From the editor (Pat Rose):

As I’ve been looking through Elden’s archives on motorcycles and pistols, there have been a few surprises. A good case in point is an article written by Elden for the Feb/March 2000 issue of Dual Sport News. He was a regular contributor to the publication in the late 1990’s and early 2000’s.

Most of this one page article covers topics like KLR650 valve adjustment procedure, sprocket replacement technique and simplifying the removal of the rear shock absorber using the Ron Jensen method.

But “Baja Travails” in the right hand column is the one that really caught my eye, so I decided to post it here for our readers. I also found an illustration for the story – a nicely rendered pencil sketch done by artist Glenn Collins, which shows Elden’s 72 year old wife Pauline throwing rocks at the bull after having vaulted off the motorcycle.

Baja Travails

Pauline and I, on our KLR650, along with Joe Carpenter and Rod Morris on DR350’s, just got back from southern Baja. This particular biannual trip turned out to be our most perilous.

While passing an 18-wheeler on a narrow paved mountain road, the truck driver decided to pass someone in front of him. With two smoking tires and a foot to spare at the corner of the trailer, I barely avoided going into a concrete ditch.

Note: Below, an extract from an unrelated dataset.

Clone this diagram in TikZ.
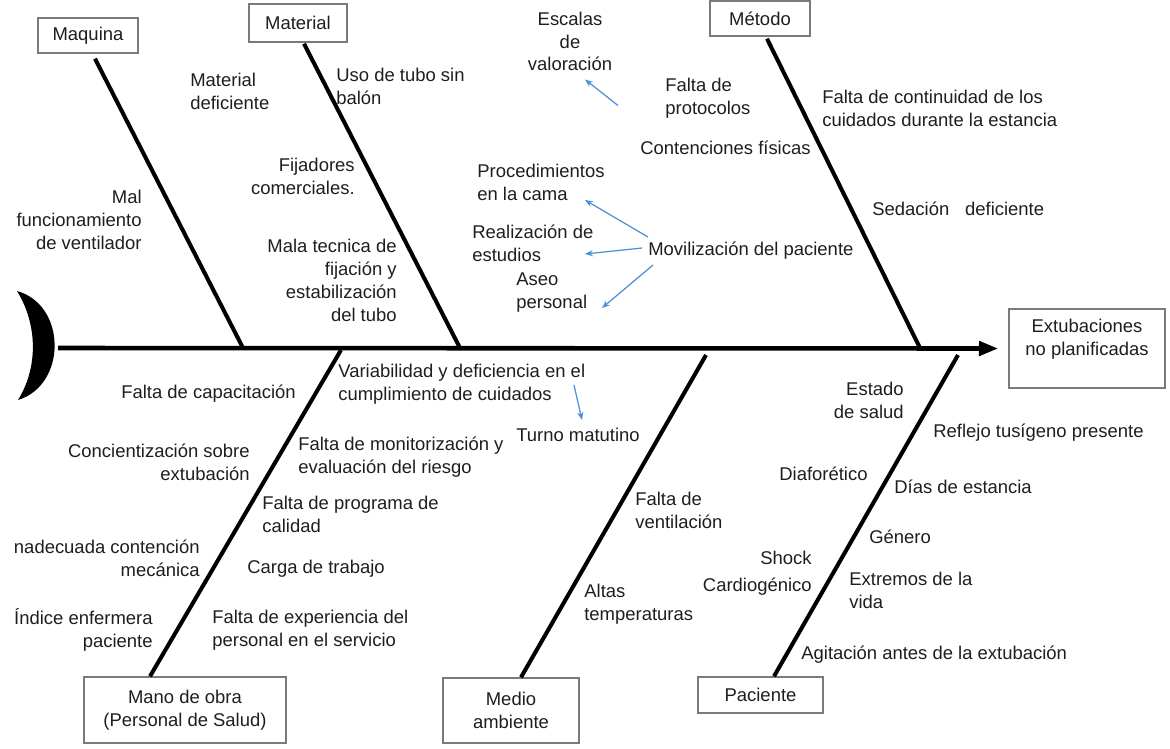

While riding too fast through a ranch, a large gray horse decided to cross in front of me. I started to brake and just as I thought all was well he made a hard right and decided to drag race me. The horse managed to reach 25 mph before I locked up my two wheels and got down to plus or minus 25 mph. I won’t say we were close, but I could count the nails in his rear hooves!

The third incident involved a bull blocking the road up the side of a mountain. Rod Morris got by him but pissed him off. The bull then charged Joe Carpenter who ended up on his left side. When Pauline and I came onto the scene the bull had decided to not let anyone up the mountain. At this point I proved that bovine creatures are not always dumber than Homo sapiens.

I decided to try to spook him so I ran into his space revving up my engine and honking my horn. He at first turned away and then changed his mind. My 72 year old athletic wife leaped off the pad clearing the tool bag just an instant before the bull crashed into the bike’s headlight. Fortunately he didn’t hook with his horns and was satisfied with one hit. Other than pushing me back two or three feet he did little else but bend the KLR’s fairing and headlight brackets badly. The plastic cover on the headlight saved the lens.

Baja is a wonderful place where motorcycles have more freedom and respect than in our country but one should always ride prudently. At age 65 I should know better – especially after 26 years of riding in Baja.